As TipRanks reporter Paul Hoffman mentioned at the beginning of April, a major contributing force to the energy spike was “Russia’s decision in March to reduce oil production by around 471,000 barrels per day, thereby tightening global oil supply. Analysts, including those at JPMorgan (NYSE:JPM), predict that demand growth will exceed supply, potentially propelling oil prices from $83 to $100 by September.”

On a related note, Russia’s invasion of neighboring Ukraine shows no sign of abatement. Further, with Congress passing a military aid package for Ukraine, tensions will likely only escalate between Russia and the West. It wouldn’t be out of the question for the Kremlin to intentionally disrupt global oil supply chains. If that wasn’t enough, Ukraine has been targeting Russian oil infrastructure, further crimping available supply.

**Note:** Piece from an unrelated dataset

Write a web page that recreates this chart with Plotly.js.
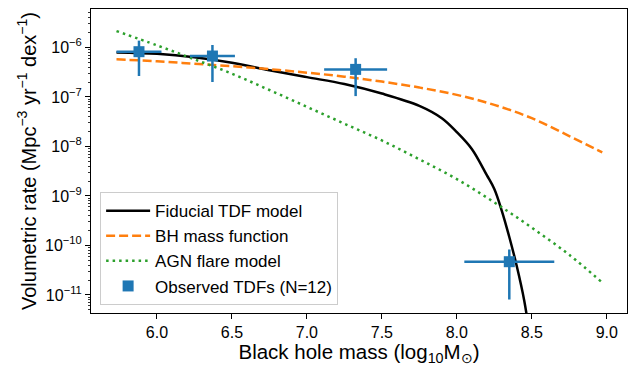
<!DOCTYPE html>
<html>
<head>
<meta charset="utf-8">
<script src="https://cdn.plot.ly/plotly-3.0.1.min.js"></script>
<style>html,body{margin:0;padding:0;background:#fff;}#chart{width:631px;height:366px;}</style>
</head>
<body>
<div id="chart"></div>
<script>
// Fiducial TDF model
const tdfMass = [5.73, 6.0, 6.25, 6.5, 6.75, 7.0, 7.25, 7.5, 7.75, 7.9, 8.0, 8.1, 8.2, 8.25, 8.3, 8.35, 8.4, 8.45, 8.48];
const tdfRate = [7.94e-7, 7.41e-7, 6.31e-7, 4.90e-7, 3.47e-7, 2.51e-7, 1.82e-7, 1.17e-7, 6.61e-8, 3.72e-8, 1.95e-8, 8.91e-9, 2.63e-9, 1.38e-9, 5.01e-10, 1.48e-10, 3.80e-11, 7.59e-12, 2.0e-12];
// BH mass function
const bhmfMass = [5.73, 6.0, 6.25, 6.5, 6.75, 7.0, 7.25, 7.5, 7.75, 8.0, 8.25, 8.5, 8.75, 8.97];
const bhmfRate = [5.75e-7, 5.25e-7, 4.68e-7, 4.17e-7, 3.63e-7, 3.09e-7, 2.57e-7, 2.04e-7, 1.55e-7, 1.10e-7, 6.92e-8, 3.72e-8, 1.62e-8, 7.59e-9];
// AGN flare model
const agnMass = [5.73, 6.0, 6.25, 6.5, 6.75, 7.0, 7.25, 7.5, 7.75, 8.0, 8.25, 8.5, 8.75, 8.97];
const agnRate = [2.14e-6, 1.10e-6, 5.75e-7, 2.95e-7, 1.38e-7, 6.31e-8, 2.88e-8, 1.32e-8, 5.50e-9, 2.19e-9, 7.41e-10, 2.29e-10, 6.46e-11, 1.78e-11];
// Observed TDFs (N=12)
const obsMass = [5.88, 6.37, 7.325, 8.35];
const obsMassErr = [0.15, 0.15, 0.21, 0.30];
const obsRate = [8.2e-7, 6.7e-7, 3.6e-7, 4.7e-11];
const obsRateLow = [2.65e-7, 2.0e-7, 1.04e-7, 8.1e-12];
const obsRateHigh = [1.37e-6, 1.12e-6, 6.05e-7, 8.3e-11];
// tick labels
const yTickVals = [1e-11, 1e-10, 1e-9, 1e-8, 1e-7, 1e-6];
const yTickText = ['10<sup>−11</sup>', '10<sup>−10</sup>', '10<sup>−9</sup>', '10<sup>−8</sup>', '10<sup>−7</sup>', '10<sup>−6</sup>'];
const xTickVals = [6.0, 6.5, 7.0, 7.5, 8.0, 8.5, 9.0];
const xTickText = ['6.0', '6.5', '7.0', '7.5', '8.0', '8.5', '9.0'];

const minorVals = [];
for (let e = -12; e <= -5; e++) for (let k = 2; k <= 9; k++) minorVals.push(k * Math.pow(10, e));

const errPlus = obsRate.map((v, i) => obsRateHigh[i] - v);
const errMinus = obsRate.map((v, i) => v - obsRateLow[i]);

const font = 'Liberation Sans, Arial, sans-serif';

const traces = [
  {x: tdfMass, y: tdfRate, mode: 'lines', name: 'Fiducial TDF model',
   line: {color: '#000000', width: 2.5, shape: 'spline', smoothing: 1}},
  {x: bhmfMass, y: bhmfRate, mode: 'lines', name: 'BH mass function',
   line: {color: '#ff7f0e', width: 2.5, dash: '9px,4px', shape: 'spline', smoothing: 1}},
  {x: agnMass, y: agnRate, mode: 'lines', name: 'AGN flare model',
   line: {color: '#2ca02c', width: 2.5, dash: '2.5px,4px', shape: 'spline', smoothing: 1}},
  {x: obsMass, y: obsRate, mode: 'markers', name: 'Observed TDFs (N=12)',
   marker: {symbol: 'square', size: 11, color: '#1f77b4'},
   error_x: {type: 'data', array: obsMassErr, color: '#1f77b4', thickness: 2.5, width: 0},
   error_y: {type: 'data', symmetric: false, array: errPlus, arrayminus: errMinus, color: '#1f77b4', thickness: 2.5, width: 0}}
];

const layout = {
  width: 631, height: 366,
  margin: {l: 91, r: 4, t: 9, b: 53},
  paper_bgcolor: '#ffffff', plot_bgcolor: '#ffffff',
  font: {family: font, size: 16, color: '#000'},
  showlegend: true,
  legend: {x: 0.017, y: 0.026, xanchor: 'left', yanchor: 'bottom',
    bgcolor: 'rgba(255,255,255,0.8)', bordercolor: '#cccccc', borderwidth: 1,
    font: {family: font, size: 17, color: '#000'}, itemwidth: 44},
  xaxis: {range: [5.56, 9.135], showgrid: false, zeroline: false,
    tickmode: 'array', tickvals: xTickVals, ticktext: xTickText,
    ticks: 'outside', ticklen: 5, tickwidth: 1, tickcolor: '#000',
    showline: true, linecolor: '#000', linewidth: 1, mirror: true,
    tickfont: {family: font, size: 16},
    title: {text: 'Black hole mass (log<sub>10</sub>M<sub>⊙</sub>)', font: {family: font, size: 20.5}, standoff: 7}},
  yaxis: {type: 'log', range: [-11.364, -5.224], showgrid: false, zeroline: false,
    tickmode: 'array', tickvals: yTickVals, ticktext: yTickText,
    ticks: 'outside', ticklen: 5, tickwidth: 1, tickcolor: '#000',
    minor: {tickmode: 'array', tickvals: minorVals, ticks: 'outside', ticklen: 2.5, tickwidth: 0.8, tickcolor: '#000', showgrid: false},
    showline: true, linecolor: '#000', linewidth: 1, mirror: true,
    tickfont: {family: font, size: 16},
    title: {text: 'Volumetric rate (Mpc<sup>−3</sup> yr<sup>−1</sup> dex<sup>−1</sup>)', font: {family: font, size: 20}, standoff: 3}}
};

Plotly.newPlot('chart', traces, layout, {displayModeBar: false, staticPlot: true});
</script>
</body>
</html>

Of course, that’s not the only geopolitical flashpoint. Recently, violence flared in the Middle East, with Iran launching missiles and drones at Israel. In turn, Israel launched its own attack against Iran. To be fair, the overall measured messaging following the missile launches has cooled the temperature. Nevertheless, a miscalculation could easily spiral circumstances out of control.

One of the biggest concerns in the region is that Iran could potentially disturb shipping lanes through the Strait of Hormuz. According to CNN, more than one-quarter of the global maritime oil trade flows through this waterway each day.

Given that neither one of the big geopolitical flashpoints has been resolved, the fear trade is in full bloom. So, irrespective of the Fed, NEM stock will likely rise from this tailwind.

Tangible Projected Benefits for Newmont

Obviously, a key benefit of rising gold prices for NEM stock centers on increased revenue and higher margins. Gold is used in many industries in addition to being a store of value. Further, the industrial use of gold – such as in semiconductors and other electronic components – will likely rise with the ongoing tech boom.

Moreover, the lift in the yellow metal should make less-economical mining projects more viable. That should help the bottom line significantly. Combined with wider investor interest as people seek shelter from uncertainty, NEM stock offers an attractive idea.

As such, Newmont may require a valuation rethink. For instance, NEM stock presently trades at 4x trailing-year revenue. However, the average sales multiple for the gold industry sits at 2.57x.

Still, in 2023, Newmont posted annual revenue of $11.8 billion. However, analysts are calling for a consensus sales target of $16.98 billion, with a high-side estimate of $18.52 billion. With the aforementioned upside catalysts, it’s not at all impossible for Newmont to hit the high target.

If so, NEM stock would be trading at 2.53x projected 2024 sales.

Is Newmont Stock a Buy, According to Analysts?

Turning to Wall Street, NEM stock has a Moderate Buy consensus rating based on five Buys, seven Holds, and one Sell rating. The average NEM stock price target is $43.68, implying 5.5% upside potential.

The Takeaway: Rising Fear Should Bolster NEM Stock

Newmont investors have undoubtedly been frustrated with the seesaw effect of monetary policy dynamics impacting the gold market. However, it’s best to focus on the fear trade, which is the more reliable catalyst.

With legitimate concerns tied to geopolitical flashpoints and global energy supply chain disruptions, inflation could easily soar, irrespective of Fed engineering. As such, Newmont could legitimately hit upside revenue targets, which makes NEM stock reasonably valued.